Mayor of Belle-Baie
- In office January 1, 2023 – June 1, 2026
- Preceded by: Position established
- Succeeded by: Rachel Boudreau

Speaker of the Legislative Assembly of New Brunswick
- In office October 23, 2018 – October 7, 2020
- Preceded by: Chris Collins
- Succeeded by: Bill Oliver

Member of the New Brunswick Legislative Assembly for Restigouche-Chaleur
- In office September 22, 2014 – November 27, 2022
- Preceded by: Roland Haché
- Succeeded by: Marco LeBlanc

Personal details
- Born: October 1, 1959 (age 66) Pointe-Verte, New Brunswick, Canada
- Party: Independent
- Other political affiliations: Liberal
- Occupation: Politician

= Daniel Guitard =

Canadian politician (born 1959)

Daniel Guitard (born October 1, 1959) is a Canadian politician who was the first mayor of Belle-Baie from 2023 to 2026. Previously, he was the Speaker of the Legislative Assembly of New Brunswick.
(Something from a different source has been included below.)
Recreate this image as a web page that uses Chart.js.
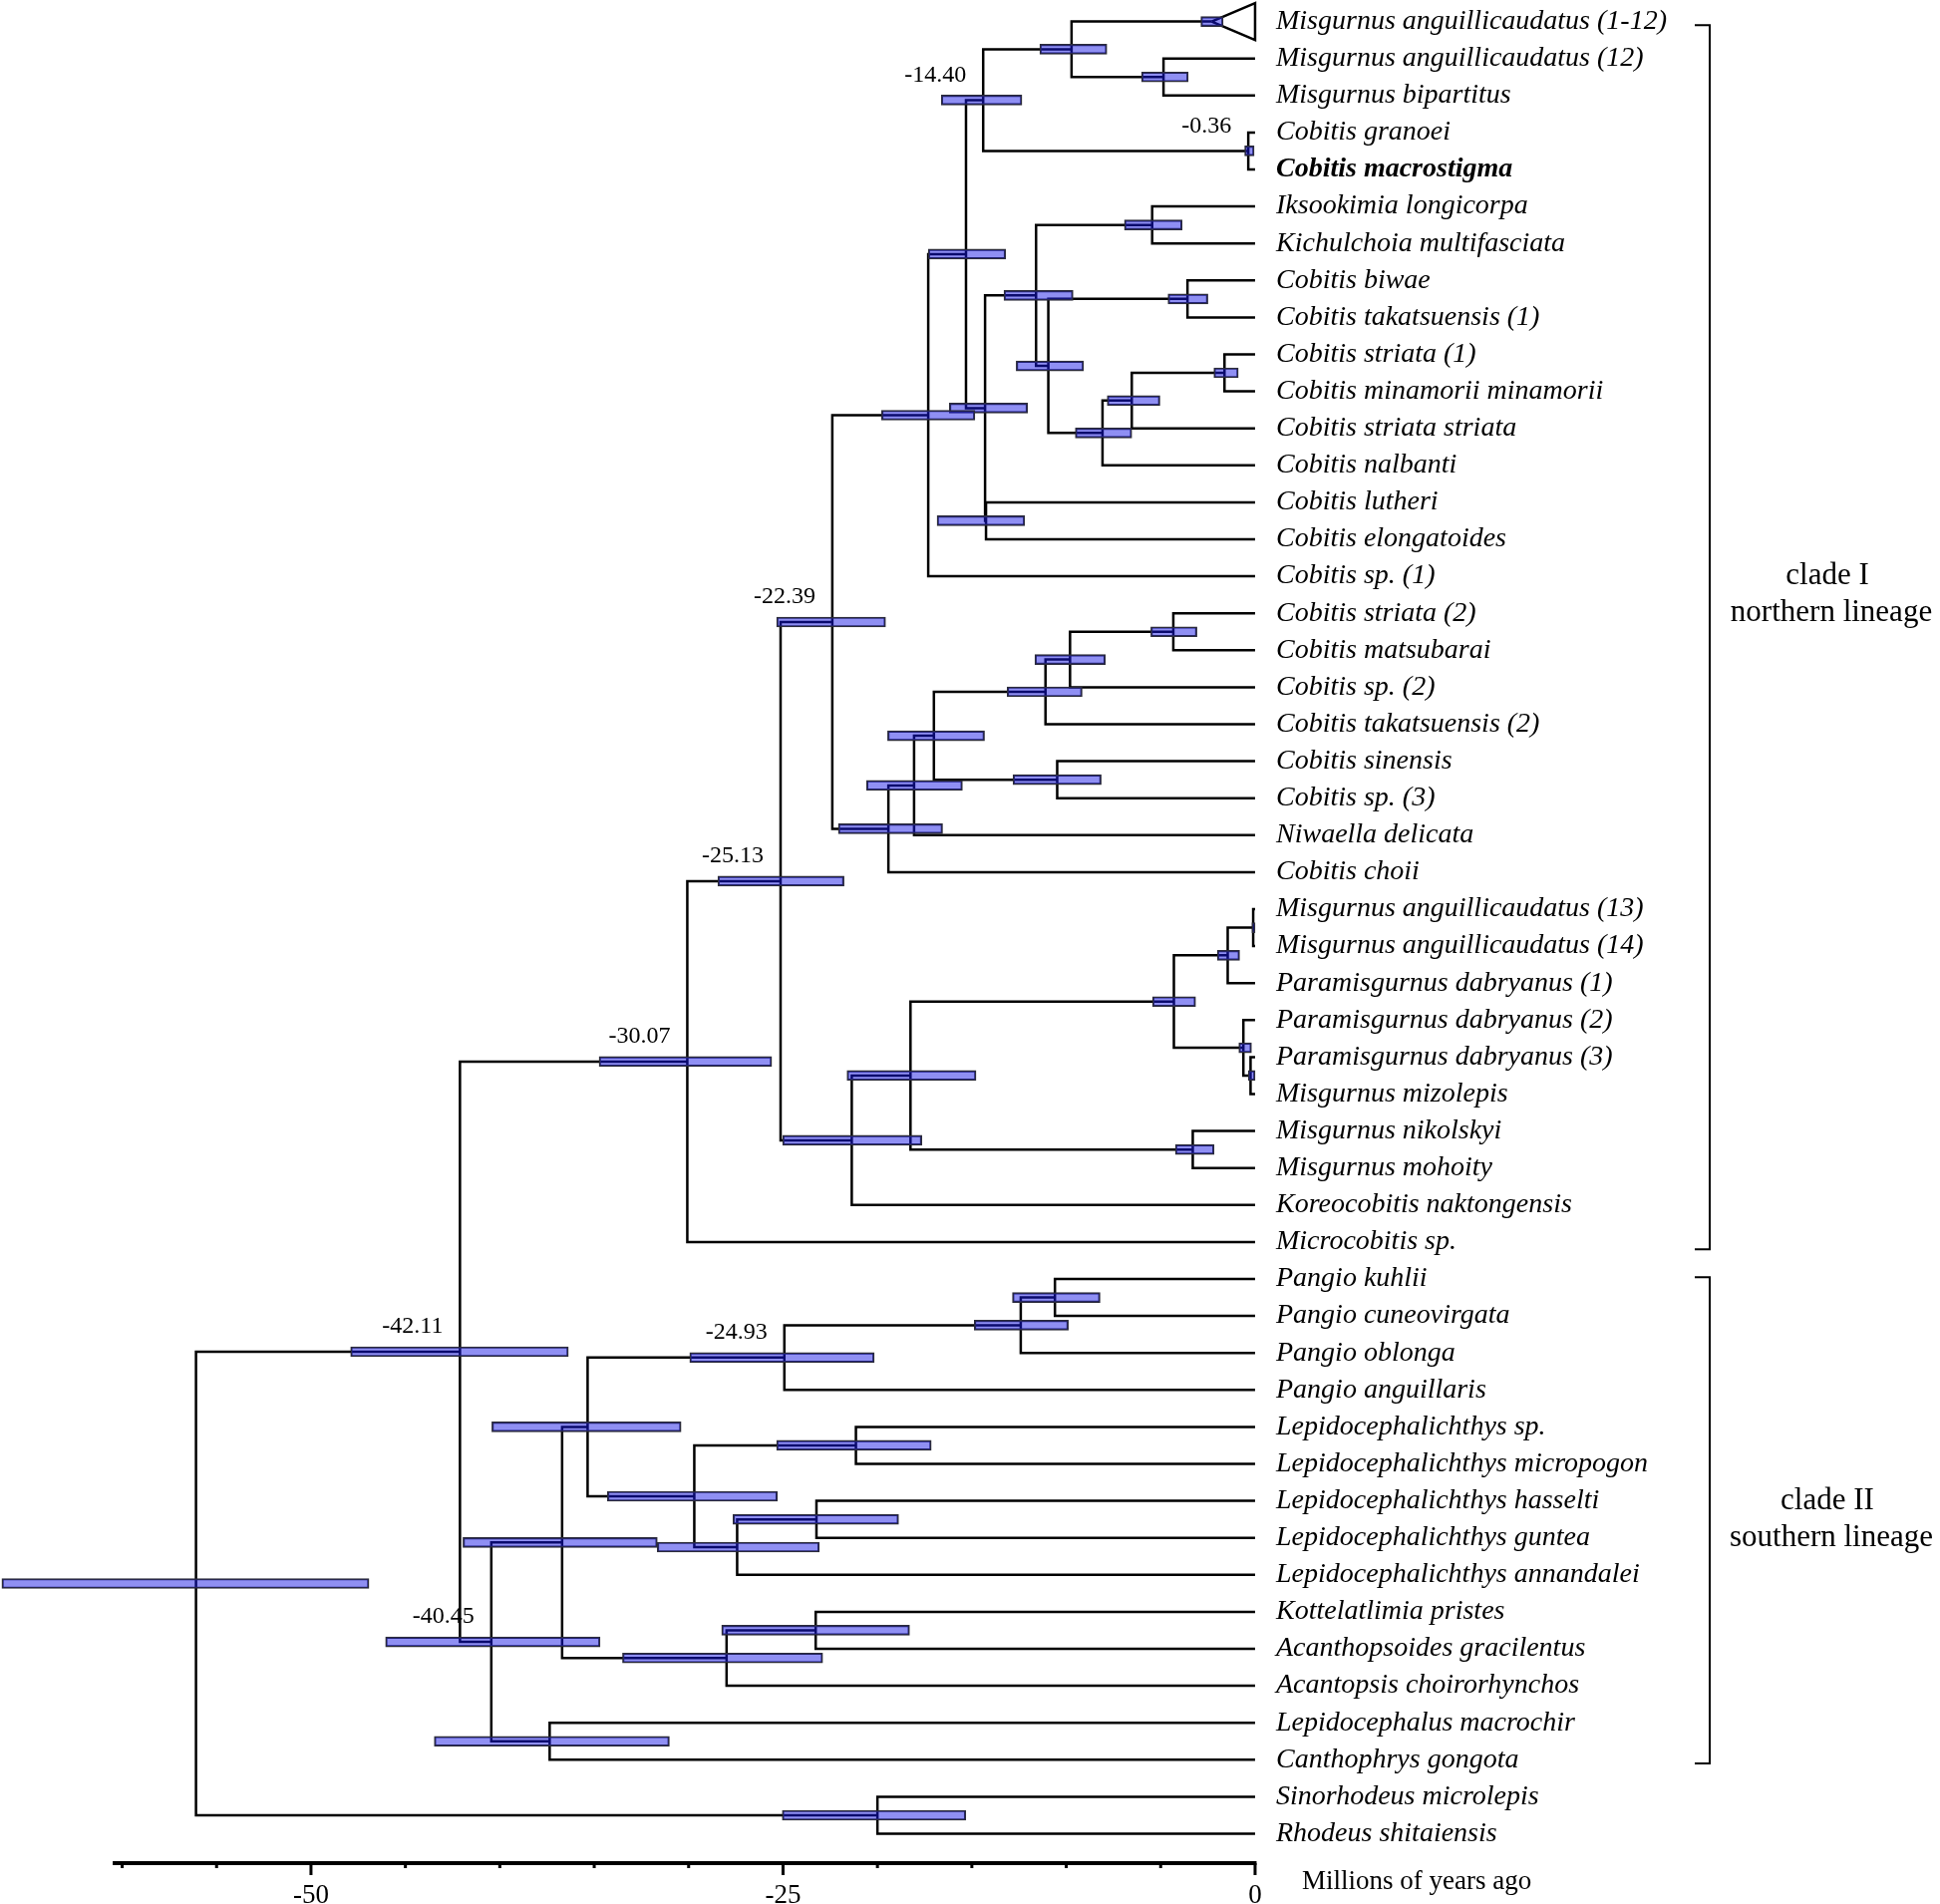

He was first elected to the Legislative Assembly of New Brunswick in the 2014 provincial election. He represented the electoral district of Restigouche-Chaleur as a member of the Liberal Party. On October 23, 2018, members of the assembly selected Guitard to serve as Speaker of the Legislative Assembly of New Brunswick.

On October 11, 2022, he announced his resignation from the legislature due to his plans to run for mayor of the newly created municipality of Belle-Baie. He would end up being successful. He was previously mayor of Pointe-Verte, New Brunswick.

He was born in Pointe-Verte, New Brunswick.

He did not run for another term as mayor of Belle-Baie in the 2026 New Brunswick municipal elections, citing that he is now over 65 years old and ready to step away from politics into semi-retirement. He was succeeded in the municipal election by Rachel Boudreau.